The art is replete with many references relating to drug delivery systems that when orally administered are retained in the stomach. Several such systems disclosed in prior art relate to retention of system in the stomach because the size of the system is large and thereby gastric emptying is delayed.
Prior art systems that provide a control on the release of the drug and also are retained in stomach because of their size and shape have certain drawbacks. The major drawback of a large majority of the disclosed prior art systems that have become commercially useful is that they are not sufficiently large in size initially but attain their size by swelling to several times their initial size this entails a risk that the system would be emptied from the stomach before it swells. This drawback has been overcome to an extent by systems that swell rapidly, however such systems must include enough quantities of swelling agents that swell rapidly but despite the internal swelling pressure created must not disintegrate earlier than desired. These requirements make the formulator's task difficult. There may be further limitations in formulation options for the formulator because the drug-containing matrix should release drug at a desired controlled release rate while also retaining its size. For example, this may be difficult when the dose of the active ingredient is large and relatively smaller quantities of pharmaceutical excipients suffice to provide the controlled release. A matrix so formed containing higher proportions of active ingredients as compared to other pharmaceutical excipients often erodes or disintegrates into parts earlier than desired for gastric retention. For example, systems disclosed in U.S. Pat. No. 4,777,033 (Patent '033) were found to have a drawback in that they did not remain intact when subjected to agitation in an aqueous medium. On the other hand, systems that are designed to avoid erosion or disintegration may be eliminated in the stools in an intact form, which raises apprehensions in the patient about the quality of the tablets or that he did not absorb the active ingredient.

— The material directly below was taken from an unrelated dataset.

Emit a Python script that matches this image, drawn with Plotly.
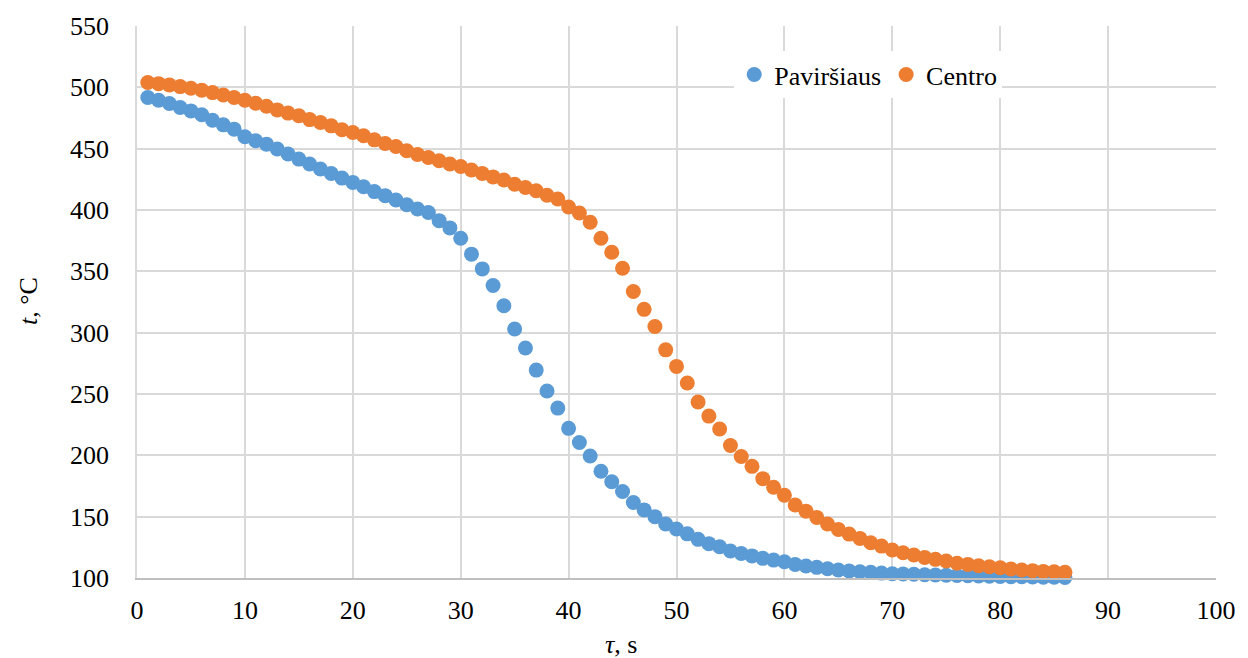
import plotly.graph_objects as go

tau = list(range(1, 87))

pavirsiaus = [
    491.7, 489.5, 486.8, 483.5, 480.8, 477.6, 473.2, 469.4, 465.9, 459.7,
    456.4, 453.7, 449.7, 445.6, 441.5, 437.5, 433.4, 429.8, 426.0, 422.5,
    419.0, 415.0, 411.7, 408.2, 404.3, 400.8, 398.0, 391.3, 385.4, 377.0,
    364.0, 352.0, 338.5, 322.0, 303.0, 287.5, 269.5, 252.5, 238.5, 222.0,
    210.5, 199.5, 187.0, 178.5, 170.5, 161.5, 155.5, 150.0, 144.0, 140.0,
    136.0, 131.5, 128.0, 125.5, 122.0, 120.0, 118.0, 116.0, 114.6, 113.2,
    111.0, 109.8, 108.7, 107.6, 106.5, 105.7, 105.1, 104.6, 104.0, 103.5,
    103.2, 103.0, 102.7, 102.4, 102.2, 102.0, 101.8, 101.6, 101.4, 101.2,
    101.1, 101.0, 100.8, 100.7, 100.6, 100.5,
]

centro = [
    504.0, 503.0, 502.0, 500.6, 499.3, 497.7, 495.7, 493.8, 491.7, 489.5,
    487.0, 484.6, 481.6, 479.0, 476.8, 473.7, 471.3, 468.6, 465.4, 463.2,
    460.5, 457.2, 454.2, 451.8, 448.3, 445.3, 442.9, 440.1, 437.5, 435.5,
    432.6, 429.8, 427.0, 424.4, 421.0, 418.4, 415.7, 412.0, 409.0, 402.5,
    397.6, 390.0, 377.0, 365.5, 352.5, 333.5, 319.0, 305.0, 286.0, 272.5,
    259.0, 243.5, 232.0, 221.5, 208.0, 199.0, 191.0, 181.0, 174.0, 167.5,
    159.5, 154.5, 149.4, 144.0, 139.6, 135.8, 132.3, 128.7, 126.0, 122.8,
    120.6, 118.7, 116.8, 115.2, 113.8, 112.0, 111.1, 110.0, 109.2, 108.4,
    107.3, 106.5, 106.0, 105.4, 105.1, 104.6,
]

x_ticks = list(range(0, 101, 10))
y_ticks = list(range(100, 551, 50))

FONT = "Liberation Serif"
FS = 26

fig = go.Figure()
fig.add_trace(go.Scatter(
    x=tau, y=pavirsiaus, mode="markers", name="Paviršiaus",
    marker=dict(color="#5B9BD5", size=15, line=dict(width=0)),
    cliponaxis=False,
))
fig.add_trace(go.Scatter(
    x=tau, y=centro, mode="markers", name="Centro",
    marker=dict(color="#ED7D31", size=15, line=dict(width=0)),
    cliponaxis=False,
))

fig.update_layout(
    width=1248, height=658,
    margin=dict(l=137, r=26, t=25, b=80),
    paper_bgcolor="white", plot_bgcolor="white",
    font=dict(family=FONT, size=FS, color="#000000"),
    showlegend=True,
    legend=dict(
        orientation="h", x=0.5535, y=0.9545, xanchor="left", yanchor="top",
        bgcolor="white", font=dict(family=FONT, size=FS, color="#000000"),
        itemwidth=30, tracegroupgap=0,
    ),
    xaxis=dict(
        range=[0, 100], tickvals=x_ticks, ticktext=[str(v) for v in x_ticks],
        showgrid=True, gridcolor="#D9D9D9", gridwidth=1.5,
        showline=True, linecolor="#BFBFBF", linewidth=1.5,
        zeroline=False, ticks="outside", ticklen=8, tickcolor="rgba(0,0,0,0)",
        tickfont=dict(family=FONT, size=FS),
    ),
    yaxis=dict(
        range=[100, 550], tickvals=y_ticks, ticktext=[str(v) for v in y_ticks],
        showgrid=True, gridcolor="#D9D9D9", gridwidth=1.5,
        showline=True, linecolor="#D9D9D9", linewidth=1.5,
        zeroline=False, ticks="outside", ticklen=21, tickcolor="rgba(0,0,0,0)",
        tickfont=dict(family=FONT, size=FS),
    ),
    annotations=[
        dict(text="<i>τ</i>, s", xref="paper", yref="paper",
             x=(624 - 137) / 1085, y=(578 - 645) / 553,
             xanchor="center", yanchor="middle", showarrow=False,
             font=dict(family=FONT, size=FS)),
        dict(text="<i>t</i>, °C", xref="paper", yref="paper",
             x=(28 - 137) / 1085, y=(578 - 301) / 553, textangle=-90,
             xanchor="center", yanchor="middle", showarrow=False,
             font=dict(family=FONT, size=FS)),
    ],
)

fig.write_html("out.html")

There remains a need for a drug delivery system that provides an independent controlling mechanism for providing a slow delivery of the active ingredient and an independent controlling mechanism for providing size and rigidity and retaining size so as to be retained in the stomach over the desired period of release and which system is completely eroded or disintegrated in the intestine.
We described a novel drug delivery system in WO 2005/039481 (herein after referred to as '481publication), now U.S. application Ser. No. 10/572,502 published as US 2007/0071816 on Mar. 29, 2007, which is incorporated herein by reference. This patent application describes a novel oral drug delivery system that comprises a core with drug composition and a coating surrounding said core. In one embodiment, the coated tablet was designed to include a design feature comprising a swellable composition adjacent to a preselected surface of the coating. On imbibing water, the swellable composition swells and exerts pressure on the coating, particularly at the preselected surface, and the coating from only that preselected surface is removed. At the same time, the coating maintains its physical form and rigidity on other surfaces of the system to form a cup-shaped platform. The system was designed such that coating from one or more of the preselected surfaces was removed, and drug release occurred from the exposed surface. The exposed surface area remains constant over the periods of release and the drug was released at a uniform or zero-order rate from the system.
However, we have found that the oral drug delivery system of '481 can be modified to provide systems of the present invention in the form of coated tablets that are suitable for gastric retention and overcome the aforesaid drawbacks of the prior art gastric retention systems. The coated tablets of the present invention have an initial size and rigidity that is retained at least along one dimensions of the tablets and along at least one more dimension the size and rigidity is retained partially when the tablets are subjected to agitation in an aqueous medium. In other words, at least along one dimension the original size is retained and along a second dimension the size decreases as the components of the coated tablets erode or dissolve until an intermediate size is achieved and thereafter the coated tablets do not substantially erode or dissolve in the gastric fluids. The intermediated size tablet remnant can be emptied from the stomach without gastric obstruction, and in the intestine it can disintegrate or erode or dissolve.